LACONIA — The tombstone lying awash in Durkee Brook, across Academy Street from Union Cemetery, got there from Woodlawn Cemetery in Penacook, but when and how it made its odyssey of some 20 miles remains something of a mystery.
The Daily Sun reported on the white marble monument's location on the floor of the brook on Thursday.
Tammy McKenzie, a local genealogist, found that the stone very likely marked the grave of Mary E, Boyce, the wife of Charles H. Colby, who died of kidney diease at the age of 74 on December 29, 1919. On New Year's Day 1920 she was buried alongside her husband, who passed away on March 29, 1898, in Woodlawn Cemetery in Penacook, an unincorporated place within the city limits of Concord and bordering Boscawen. .
Both husband and wife were born and raised in Canterbury, where they were married on December 18, 1861. Coilby worked as a section hand on the Boston & Maine Railroad while his wife kept house. The couple had two daughters, Rose and Grace.
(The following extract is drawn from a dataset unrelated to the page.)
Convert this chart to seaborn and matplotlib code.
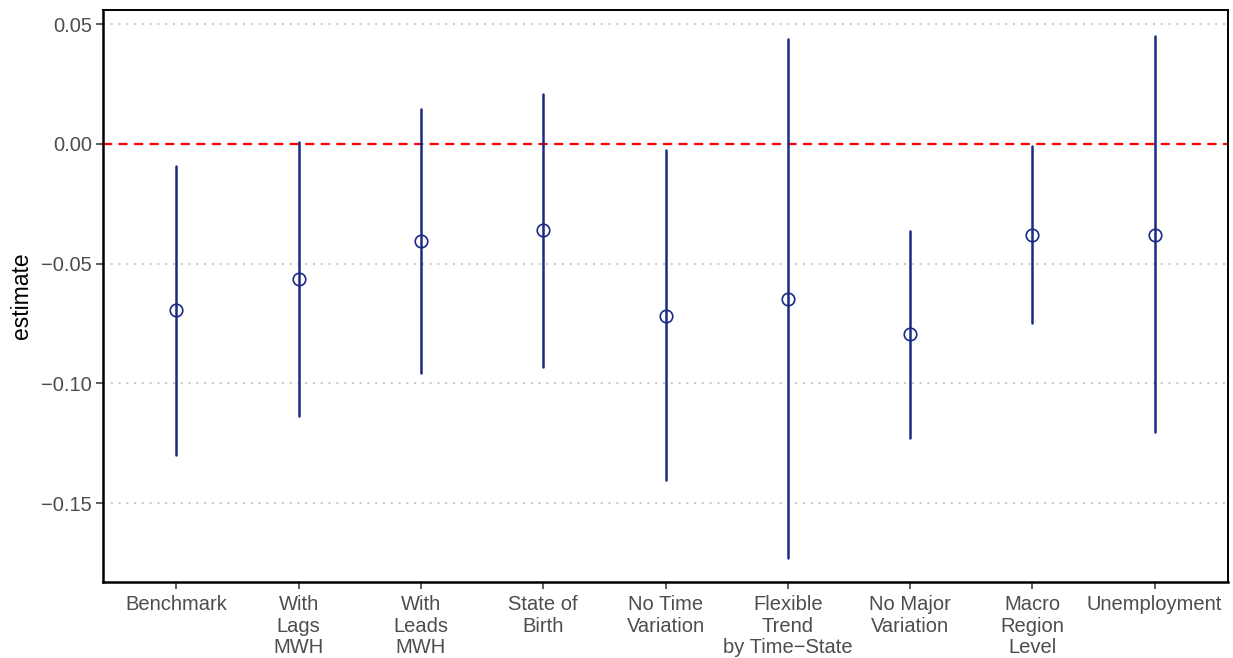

Five years after the death of her husband Mary moved from Canterbury to East Concord, where she died.
George West, who works with the cemeteries in Concord, confirmed yesterday that the couple lies side-by-side in Woodlawn Centery. He said that there is no indication that the grave sites have been vandalized. However, cemetery records indicate that in 1983 the original stones on the couple's plot were removed and replaced with markers flush with the ground.
The removal and replacement was done by the Laconia Monument Company, which is next to Durkee Brook at 150 Academy Street. Frank Shaw of the Laconia Monument said that the original tombstones Penacook would have been brought to Laconia and possibly placed on the banks of the brook to forestall erosion. If so, he allowed that Mary Boyce's stone could have washed downstream, recalling that in recent years there have been a number of severe storms leading to high water in Durkee Brook.
Shaw said that the company lacks the equipment to raise the tombstone from the stream bed, an operation he believes will require a backhoe. "It's not going anywhere," he remarked.